If his sidecars are TÜV approved this could mean two things. Either that they passed the regulatory inspection in Germany, or that the product was testet by a TüV subside organisation that conducts voluntary tests for manufacturers, who might not have a specific test facility themselves.

A lot of products like lawn mowers or childrens toys carry a triangular (or similar) Tüv symbol:

You might take further Information out of the second link out of the post above.

However I wish you the best for your new business venture. Props up for entrepreneurial spirit.

Yours mo-i

Lew,

as far as i know, there is the NHTSA approval for the US.

JWL for japan.

TUV is regarded as the highest level of engineering and manufacturing quality in certain circles. I refer to it as ‘unibrow’ engineering.

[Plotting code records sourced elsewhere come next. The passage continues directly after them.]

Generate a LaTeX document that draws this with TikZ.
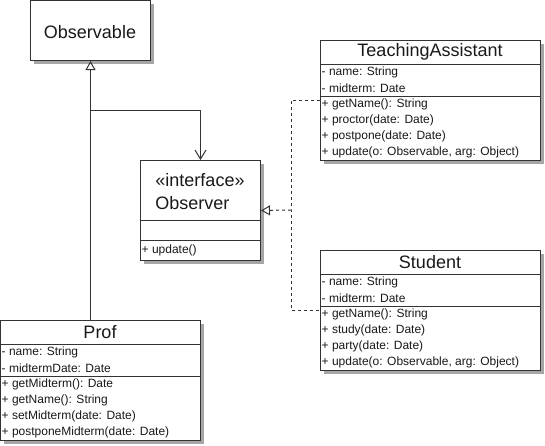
\documentclass[tikz,border=0pt]{standalone}
\usepackage{fontspec}
\setmainfont{Liberation Sans}
\usepackage{tikz}
\usetikzlibrary{arrows.meta}

\begin{document}
\begin{tikzpicture}[x=1pt,y=-1pt,
        every node/.style={text=black!90},
        classbox/.style={draw=black!80,fill=white,line width=1pt,anchor=north west,inner sep=0pt},
        shadowfill/.style={fill=black!35,draw=none},
        title/.style={font=\fontsize{18}{23}\selectfont},
        member/.style={anchor=west,inner sep=0pt,font=\fontsize{12}{14}\selectfont},
        sep/.style={draw=black!80,line width=1pt},
        generalize/.style={draw=black!80,line width=1pt,-{Triangle[open,width=10pt,length=9pt]}},
        navigate/.style={draw=black!80,line width=1pt,-{Straight Barb[width=11pt,length=9pt]}},
        dashline/.style={draw=black!80,line width=1pt,dash pattern=on 3pt off 3pt},
        realize/.style={dashline,-{Triangle[open,width=10pt,length=9pt]}}]
        \useasboundingbox (0,0) rectangle (545,445);
        % shadows
        \fill[shadowfill] (34,4) rectangle (154,64);
        \fill[shadowfill] (144,164) rectangle (264,264);
        \fill[shadowfill] (4,324) rectangle (204,444);
        \fill[shadowfill] (324,44) rectangle (544,164);
        \fill[shadowfill] (324,254) rectangle (544,374);
        % Observable
        \node[classbox,minimum width=120pt,minimum height=60pt] (observable) at (30,0) {};
        \node[title] (observable-name) at (90,32) {Observable};
        % Observer
        \node[classbox,minimum width=120pt,minimum height=100pt] (observer) at (140,160) {};
        \node[title,align=left] (observer-name) at (200,191.5) {«interface»\\Observer};
        \draw[sep] (140,220) -- (260,220);
        \draw[sep] (140,240) -- (260,240);
        \node[member] (observer-o1) at (141.5,250) {+ update()};
        % Prof
        \node[classbox,minimum width=200pt,minimum height=120pt] (prof) at (0,320) {};
        \node[title] (prof-name) at (100,332) {Prof};
        \draw[sep] (0,344) -- (200,344);
        \draw[sep] (0,376) -- (200,376);
        \node[member] (prof-a1) at (1.5,352) {- name: String};
        \node[member] (prof-a2) at (1.5,368) {- midtermDate: Date};
        \node[member] (prof-o1) at (1.5,384) {+ getMidterm(): Date};
        \node[member] (prof-o2) at (1.5,400) {+ getName(): String};
        \node[member] (prof-o3) at (1.5,416) {+ setMidterm(date: Date)};
        \node[member] (prof-o4) at (1.5,432) {+ postponeMidterm(date: Date)};
        % TeachingAssistant
        \node[classbox,minimum width=220pt,minimum height=120pt] (ta) at (320,40) {};
        \node[title] (ta-name) at (430,52) {TeachingAssistant};
        \draw[sep] (320,64) -- (540,64);
        \draw[sep] (320,96) -- (540,96);
        \node[member] (ta-a1) at (321.5,72) {- name: String};
        \node[member] (ta-a2) at (321.5,88) {- midterm: Date};
        \node[member] (ta-o1) at (321.5,104) {+ getName(): String};
        \node[member] (ta-o2) at (321.5,120) {+ proctor(date: Date)};
        \node[member] (ta-o3) at (321.5,136) {+ postpone(date: Date)};
        \node[member] (ta-o4) at (321.5,152) {+ update(o: Observable, arg: Object)};
        % Student
        \node[classbox,minimum width=220pt,minimum height=120pt] (student) at (320,250) {};
        \node[title] (student-name) at (430,262) {Student};
        \draw[sep] (320,274) -- (540,274);
        \draw[sep] (320,306) -- (540,306);
        \node[member] (student-a1) at (321.5,282) {- name: String};
        \node[member] (student-a2) at (321.5,298) {- midterm: Date};
        \node[member] (student-o1) at (321.5,314) {+ getName(): String};
        \node[member] (student-o2) at (321.5,330) {+ study(date: Date)};
        \node[member] (student-o3) at (321.5,346) {+ party(date: Date)};
        \node[member] (student-o4) at (321.5,362) {+ update(o: Observable, arg: Object)};
        % relations
        \draw[generalize] (observable.south |- prof.north) -- (observable.south);
        \coordinate (branch) at (90,110);
        \draw[navigate] (branch) -| (observer.north);
        \coordinate (junction) at (291,210);
        \draw[dashline] (ta.west |- 0,100) -| (junction) |- (student.west |- 0,310);
        \draw[realize] (junction) -- (observer.east);
\end{tikzpicture}
\end{document}
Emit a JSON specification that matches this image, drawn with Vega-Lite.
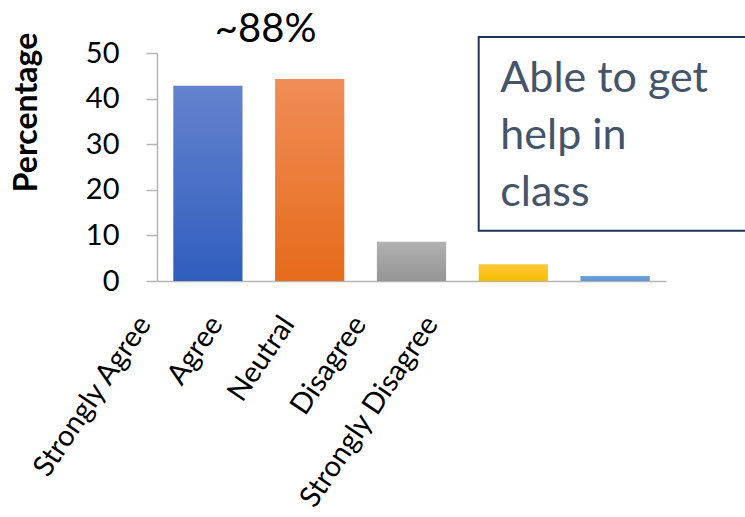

my experience with the ratings is in automotive wheels. TUV wheels tend to be heavy and way over built, even in processes like forging. JWL is usually right at the balance between the least amount of material needed (weight).

Check with the SAE.

TUV means alot to me, personally, but I’m a car fanatic and have been racing them in some form for about 18 years. Braided stainless lines for automotive purposes, I only use NHTSA approved items. Of course, for saftey (again this is more of a motorsport measuring stick) I use FIA ratings.

Thanks for the lead KFJ. I’ll spend some time checking into this; I’d like to know what “standards” the U.S. Sidecar Association adheres to (if any).

BTW, our first round of discussion went well this morning. Enough of my German survives and Goos’ English filled in the blanks.

nice!

glad to help is any vague sort of way.

my german is completely kaput.

haven’t spoken it since my grandparents passed. 25+ years. i understand some of the context, but i now can only respond in english.